Output the full listing below exactly as it reads, and skip anything that is a picture.
#####
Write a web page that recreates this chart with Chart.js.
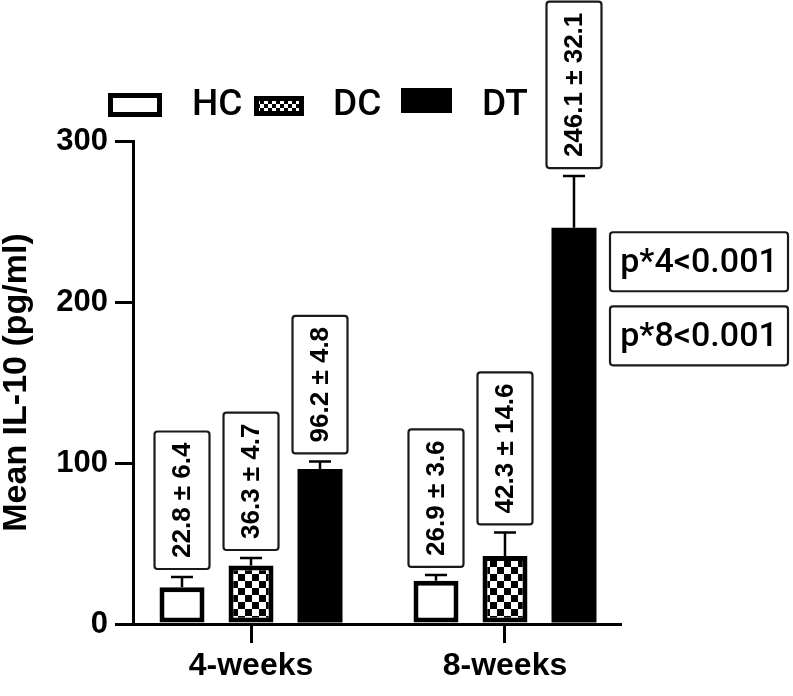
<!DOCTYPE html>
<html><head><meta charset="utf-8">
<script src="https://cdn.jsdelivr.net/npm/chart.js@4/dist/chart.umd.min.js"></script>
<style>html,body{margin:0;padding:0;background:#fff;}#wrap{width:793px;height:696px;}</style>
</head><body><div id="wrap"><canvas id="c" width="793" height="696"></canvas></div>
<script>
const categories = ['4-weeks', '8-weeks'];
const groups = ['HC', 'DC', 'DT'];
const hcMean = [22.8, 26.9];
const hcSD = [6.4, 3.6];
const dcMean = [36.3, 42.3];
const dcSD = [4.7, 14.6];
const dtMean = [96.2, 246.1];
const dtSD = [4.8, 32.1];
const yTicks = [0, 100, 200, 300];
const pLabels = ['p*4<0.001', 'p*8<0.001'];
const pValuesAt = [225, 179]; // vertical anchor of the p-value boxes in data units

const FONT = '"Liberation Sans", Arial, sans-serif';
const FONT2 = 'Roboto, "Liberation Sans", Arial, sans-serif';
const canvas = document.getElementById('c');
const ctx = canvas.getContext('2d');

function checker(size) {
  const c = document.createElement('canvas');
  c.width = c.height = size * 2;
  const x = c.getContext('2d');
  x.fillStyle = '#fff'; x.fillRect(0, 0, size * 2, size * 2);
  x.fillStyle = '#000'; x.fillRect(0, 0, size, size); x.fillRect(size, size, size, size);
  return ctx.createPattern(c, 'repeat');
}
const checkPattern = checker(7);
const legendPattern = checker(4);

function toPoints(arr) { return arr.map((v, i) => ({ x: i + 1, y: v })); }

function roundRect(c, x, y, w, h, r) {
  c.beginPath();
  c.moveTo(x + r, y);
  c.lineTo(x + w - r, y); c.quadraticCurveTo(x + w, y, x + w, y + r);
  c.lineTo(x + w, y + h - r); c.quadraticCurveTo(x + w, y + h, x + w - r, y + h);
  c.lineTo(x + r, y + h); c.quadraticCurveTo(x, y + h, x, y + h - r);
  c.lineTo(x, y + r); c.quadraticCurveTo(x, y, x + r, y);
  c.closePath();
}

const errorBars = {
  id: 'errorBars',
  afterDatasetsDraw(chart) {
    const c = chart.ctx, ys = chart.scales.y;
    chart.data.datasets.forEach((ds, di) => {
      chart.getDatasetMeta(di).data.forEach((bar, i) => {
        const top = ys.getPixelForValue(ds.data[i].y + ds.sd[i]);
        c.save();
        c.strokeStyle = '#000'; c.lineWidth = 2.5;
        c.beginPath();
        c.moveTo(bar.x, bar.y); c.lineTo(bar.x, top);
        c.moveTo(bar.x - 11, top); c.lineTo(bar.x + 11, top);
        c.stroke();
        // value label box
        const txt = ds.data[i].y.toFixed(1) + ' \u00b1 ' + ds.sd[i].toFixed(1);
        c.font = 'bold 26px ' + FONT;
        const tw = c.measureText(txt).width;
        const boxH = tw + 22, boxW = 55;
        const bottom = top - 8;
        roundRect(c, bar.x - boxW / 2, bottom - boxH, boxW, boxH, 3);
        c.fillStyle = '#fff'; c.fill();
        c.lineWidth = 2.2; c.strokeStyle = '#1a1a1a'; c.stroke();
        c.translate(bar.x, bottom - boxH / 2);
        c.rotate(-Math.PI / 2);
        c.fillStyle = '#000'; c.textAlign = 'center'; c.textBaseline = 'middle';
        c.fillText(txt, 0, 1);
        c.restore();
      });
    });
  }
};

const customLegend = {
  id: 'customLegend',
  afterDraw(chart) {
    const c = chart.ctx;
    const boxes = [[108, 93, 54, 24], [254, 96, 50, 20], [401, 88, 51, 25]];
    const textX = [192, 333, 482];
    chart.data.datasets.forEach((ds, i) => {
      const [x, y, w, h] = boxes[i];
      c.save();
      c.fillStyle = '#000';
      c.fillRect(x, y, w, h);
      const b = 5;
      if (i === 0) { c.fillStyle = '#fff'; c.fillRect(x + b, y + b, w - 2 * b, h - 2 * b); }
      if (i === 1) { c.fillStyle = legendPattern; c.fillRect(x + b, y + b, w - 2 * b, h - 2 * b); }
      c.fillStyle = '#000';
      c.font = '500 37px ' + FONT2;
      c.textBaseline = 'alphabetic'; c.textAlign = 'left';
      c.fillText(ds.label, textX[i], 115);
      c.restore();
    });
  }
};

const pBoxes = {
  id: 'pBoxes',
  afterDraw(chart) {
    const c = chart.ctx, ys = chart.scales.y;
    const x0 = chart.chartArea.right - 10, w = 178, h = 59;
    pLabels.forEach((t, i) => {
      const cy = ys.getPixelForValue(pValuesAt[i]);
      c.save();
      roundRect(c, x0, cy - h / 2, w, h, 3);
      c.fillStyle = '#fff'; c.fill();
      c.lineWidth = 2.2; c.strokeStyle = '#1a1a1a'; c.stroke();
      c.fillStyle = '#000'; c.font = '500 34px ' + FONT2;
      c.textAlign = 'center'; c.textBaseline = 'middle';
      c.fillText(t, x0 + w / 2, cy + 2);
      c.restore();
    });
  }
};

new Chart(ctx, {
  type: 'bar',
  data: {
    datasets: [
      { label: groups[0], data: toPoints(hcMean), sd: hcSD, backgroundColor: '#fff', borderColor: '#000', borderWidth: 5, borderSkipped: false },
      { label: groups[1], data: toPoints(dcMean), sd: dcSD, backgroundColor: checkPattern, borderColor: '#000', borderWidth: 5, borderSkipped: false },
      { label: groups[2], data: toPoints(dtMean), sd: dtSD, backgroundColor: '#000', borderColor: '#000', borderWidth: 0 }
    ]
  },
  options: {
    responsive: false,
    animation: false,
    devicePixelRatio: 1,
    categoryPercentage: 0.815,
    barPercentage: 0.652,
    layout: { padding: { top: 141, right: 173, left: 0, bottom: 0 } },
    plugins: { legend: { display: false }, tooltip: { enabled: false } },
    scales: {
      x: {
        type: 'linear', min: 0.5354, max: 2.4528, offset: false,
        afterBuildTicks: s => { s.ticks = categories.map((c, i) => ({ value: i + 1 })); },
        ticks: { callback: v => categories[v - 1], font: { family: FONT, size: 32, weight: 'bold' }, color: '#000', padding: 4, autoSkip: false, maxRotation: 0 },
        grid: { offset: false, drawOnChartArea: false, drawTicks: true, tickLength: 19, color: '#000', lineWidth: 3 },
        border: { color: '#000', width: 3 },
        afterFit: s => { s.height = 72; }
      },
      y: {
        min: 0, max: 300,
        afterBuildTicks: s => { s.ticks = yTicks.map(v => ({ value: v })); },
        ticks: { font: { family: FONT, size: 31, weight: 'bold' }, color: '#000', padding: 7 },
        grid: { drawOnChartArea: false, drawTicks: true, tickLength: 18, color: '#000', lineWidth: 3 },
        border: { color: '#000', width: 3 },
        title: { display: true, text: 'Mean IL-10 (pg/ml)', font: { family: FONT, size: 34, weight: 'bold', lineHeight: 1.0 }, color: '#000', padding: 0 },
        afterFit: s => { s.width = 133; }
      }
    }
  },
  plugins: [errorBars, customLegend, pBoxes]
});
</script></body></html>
#####
▸ Reply
Write a web page that recreates this chart with Chart.js.
<!DOCTYPE html>
<html><head><meta charset="utf-8">
<script src="https://cdn.jsdelivr.net/npm/chart.js@4/dist/chart.umd.min.js"></script>
<style>html,body{margin:0;padding:0;background:#fff;}#wrap{width:793px;height:696px;}</style>
</head><body><div id="wrap"><canvas id="c" width="793" height="696"></canvas></div>
<script>
const categories = ['4-weeks', '8-weeks'];
const groups = ['HC', 'DC', 'DT'];
const hcMean = [22.8, 26.9];
const hcSD = [6.4, 3.6];
const dcMean = [36.3, 42.3];
const dcSD = [4.7, 14.6];
const dtMean = [96.2, 246.1];
const dtSD = [4.8, 32.1];
const yTicks = [0, 100, 200, 300];
const pLabels = ['p*4<0.001', 'p*8<0.001'];
const pValuesAt = [225, 179]; // vertical anchor of the p-value boxes in data units

const FONT = '"Liberation Sans", Arial, sans-serif';
const FONT2 = 'Roboto, "Liberation Sans", Arial, sans-serif';
const canvas = document.getElementById('c');
const ctx = canvas.getContext('2d');

function checker(size) {
  const c = document.createElement('canvas');
  c.width = c.height = size * 2;
  const x = c.getContext('2d');
  x.fillStyle = '#fff'; x.fillRect(0, 0, size * 2, size * 2);
  x.fillStyle = '#000'; x.fillRect(0, 0, size, size); x.fillRect(size, size, size, size);
  return ctx.createPattern(c, 'repeat');
}
const checkPattern = checker(7);
const legendPattern = checker(4);

function toPoints(arr) { return arr.map((v, i) => ({ x: i + 1, y: v })); }

function roundRect(c, x, y, w, h, r) {
  c.beginPath();
  c.moveTo(x + r, y);
  c.lineTo(x + w - r, y); c.quadraticCurveTo(x + w, y, x + w, y + r);
  c.lineTo(x + w, y + h - r); c.quadraticCurveTo(x + w, y + h, x + w - r, y + h);
  c.lineTo(x + r, y + h); c.quadraticCurveTo(x, y + h, x, y + h - r);
  c.lineTo(x, y + r); c.quadraticCurveTo(x, y, x + r, y);
  c.closePath();
}

const errorBars = {
  id: 'errorBars',
  afterDatasetsDraw(chart) {
    const c = chart.ctx, ys = chart.scales.y;
    chart.data.datasets.forEach((ds, di) => {
      chart.getDatasetMeta(di).data.forEach((bar, i) => {
        const top = ys.getPixelForValue(ds.data[i].y + ds.sd[i]);
        c.save();
        c.strokeStyle = '#000'; c.lineWidth = 2.5;
        c.beginPath();
        c.moveTo(bar.x, bar.y); c.lineTo(bar.x, top);
        c.moveTo(bar.x - 11, top); c.lineTo(bar.x + 11, top);
        c.stroke();
        // value label box
        const txt = ds.data[i].y.toFixed(1) + ' \u00b1 ' + ds.sd[i].toFixed(1);
        c.font = 'bold 26px ' + FONT;
        const tw = c.measureText(txt).width;
        const boxH = tw + 22, boxW = 55;
        const bottom = top - 8;
        roundRect(c, bar.x - boxW / 2, bottom - boxH, boxW, boxH, 3);
        c.fillStyle = '#fff'; c.fill();
        c.lineWidth = 2.2; c.strokeStyle = '#1a1a1a'; c.stroke();
        c.translate(bar.x, bottom - boxH / 2);
        c.rotate(-Math.PI / 2);
        c.fillStyle = '#000'; c.textAlign = 'center'; c.textBaseline = 'middle';
        c.fillText(txt, 0, 1);
        c.restore();
      });
    });
  }
};

const customLegend = {
  id: 'customLegend',
  afterDraw(chart) {
    const c = chart.ctx;
    const boxes = [[108, 93, 54, 24], [254, 96, 50, 20], [401, 88, 51, 25]];
    const textX = [192, 333, 482];
    chart.data.datasets.forEach((ds, i) => {
      const [x, y, w, h] = boxes[i];
      c.save();
      c.fillStyle = '#000';
      c.fillRect(x, y, w, h);
      const b = 5;
      if (i === 0) { c.fillStyle = '#fff'; c.fillRect(x + b, y + b, w - 2 * b, h - 2 * b); }
      if (i === 1) { c.fillStyle = legendPattern; c.fillRect(x + b, y + b, w - 2 * b, h - 2 * b); }
      c.fillStyle = '#000';
      c.font = '500 37px ' + FONT2;
      c.textBaseline = 'alphabetic'; c.textAlign = 'left';
      c.fillText(ds.label, textX[i], 115);
      c.restore();
    });
  }
};

const pBoxes = {
  id: 'pBoxes',
  afterDraw(chart) {
    const c = chart.ctx, ys = chart.scales.y;
    const x0 = chart.chartArea.right - 10, w = 178, h = 59;
    pLabels.forEach((t, i) => {
      const cy = ys.getPixelForValue(pValuesAt[i]);
      c.save();
      roundRect(c, x0, cy - h / 2, w, h, 3);
      c.fillStyle = '#fff'; c.fill();
      c.lineWidth = 2.2; c.strokeStyle = '#1a1a1a'; c.stroke();
      c.fillStyle = '#000'; c.font = '500 34px ' + FONT2;
      c.textAlign = 'center'; c.textBaseline = 'middle';
      c.fillText(t, x0 + w / 2, cy + 2);
      c.restore();
    });
  }
};

new Chart(ctx, {
  type: 'bar',
  data: {
    datasets: [
      { label: groups[0], data: toPoints(hcMean), sd: hcSD, backgroundColor: '#fff', borderColor: '#000', borderWidth: 5, borderSkipped: false },
      { label: groups[1], data: toPoints(dcMean), sd: dcSD, backgroundColor: checkPattern, borderColor: '#000', borderWidth: 5, borderSkipped: false },
      { label: groups[2], data: toPoints(dtMean), sd: dtSD, backgroundColor: '#000', borderColor: '#000', borderWidth: 0 }
    ]
  },
  options: {
    responsive: false,
    animation: false,
    devicePixelRatio: 1,
    categoryPercentage: 0.815,
    barPercentage: 0.652,
    layout: { padding: { top: 141, right: 173, left: 0, bottom: 0 } },
    plugins: { legend: { display: false }, tooltip: { enabled: false } },
    scales: {
      x: {
        type: 'linear', min: 0.5354, max: 2.4528, offset: false,
        afterBuildTicks: s => { s.ticks = categories.map((c, i) => ({ value: i + 1 })); },
        ticks: { callback: v => categories[v - 1], font: { family: FONT, size: 32, weight: 'bold' }, color: '#000', padding: 4, autoSkip: false, maxRotation: 0 },
        grid: { offset: false, drawOnChartArea: false, drawTicks: true, tickLength: 19, color: '#000', lineWidth: 3 },
        border: { color: '#000', width: 3 },
        afterFit: s => { s.height = 72; }
      },
      y: {
        min: 0, max: 300,
        afterBuildTicks: s => { s.ticks = yTicks.map(v => ({ value: v })); },
        ticks: { font: { family: FONT, size: 31, weight: 'bold' }, color: '#000', padding: 7 },
        grid: { drawOnChartArea: false, drawTicks: true, tickLength: 18, color: '#000', lineWidth: 3 },
        border: { color: '#000', width: 3 },
        title: { display: true, text: 'Mean IL-10 (pg/ml)', font: { family: FONT, size: 34, weight: 'bold', lineHeight: 1.0 }, color: '#000', padding: 0 },
        afterFit: s => { s.width = 133; }
      }
    }
  },
  plugins: [errorBars, customLegend, pBoxes]
});
</script></body></html>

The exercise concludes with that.